TASK:
Take every line from the first down to the line with "marker=dict(size=14, color=col)))" and set it down exactly, without the pictures.

SUPPLIED DATA:
▼▼▼

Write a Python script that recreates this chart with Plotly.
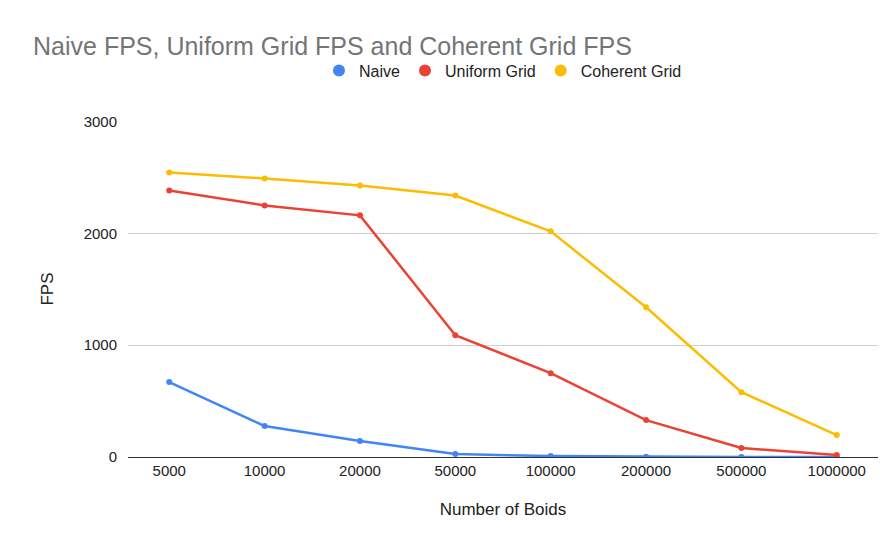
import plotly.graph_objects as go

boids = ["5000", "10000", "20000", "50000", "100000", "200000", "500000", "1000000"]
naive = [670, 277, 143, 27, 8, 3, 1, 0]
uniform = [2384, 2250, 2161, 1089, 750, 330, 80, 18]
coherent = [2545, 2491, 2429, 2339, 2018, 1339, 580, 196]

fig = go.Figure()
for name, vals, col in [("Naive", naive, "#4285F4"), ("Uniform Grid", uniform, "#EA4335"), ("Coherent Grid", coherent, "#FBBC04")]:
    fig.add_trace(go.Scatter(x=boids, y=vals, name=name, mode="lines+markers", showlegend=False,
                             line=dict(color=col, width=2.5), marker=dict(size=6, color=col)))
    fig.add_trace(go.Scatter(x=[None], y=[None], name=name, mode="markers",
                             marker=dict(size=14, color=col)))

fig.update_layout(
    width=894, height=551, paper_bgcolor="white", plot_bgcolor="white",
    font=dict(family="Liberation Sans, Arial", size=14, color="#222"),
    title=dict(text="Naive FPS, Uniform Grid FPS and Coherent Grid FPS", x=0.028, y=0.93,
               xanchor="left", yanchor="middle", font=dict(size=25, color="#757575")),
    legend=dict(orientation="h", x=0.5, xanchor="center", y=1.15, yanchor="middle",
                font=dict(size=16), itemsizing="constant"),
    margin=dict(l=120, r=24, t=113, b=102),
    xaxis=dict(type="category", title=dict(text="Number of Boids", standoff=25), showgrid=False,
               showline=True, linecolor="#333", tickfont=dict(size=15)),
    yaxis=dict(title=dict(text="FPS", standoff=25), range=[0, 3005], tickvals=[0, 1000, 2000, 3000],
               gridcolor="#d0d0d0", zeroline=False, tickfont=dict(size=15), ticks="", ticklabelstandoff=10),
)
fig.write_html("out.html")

▲▲▲

TASK RESULT:
Write a Python script that recreates this chart with Plotly.
import plotly.graph_objects as go

boids = ["5000", "10000", "20000", "50000", "100000", "200000", "500000", "1000000"]
naive = [670, 277, 143, 27, 8, 3, 1, 0]
uniform = [2384, 2250, 2161, 1089, 750, 330, 80, 18]
coherent = [2545, 2491, 2429, 2339, 2018, 1339, 580, 196]

fig = go.Figure()
for name, vals, col in [("Naive", naive, "#4285F4"), ("Uniform Grid", uniform, "#EA4335"), ("Coherent Grid", coherent, "#FBBC04")]:
    fig.add_trace(go.Scatter(x=boids, y=vals, name=name, mode="lines+markers", showlegend=False,
                             line=dict(color=col, width=2.5), marker=dict(size=6, color=col)))
    fig.add_trace(go.Scatter(x=[None], y=[None], name=name, mode="markers",
                             marker=dict(size=14, color=col)))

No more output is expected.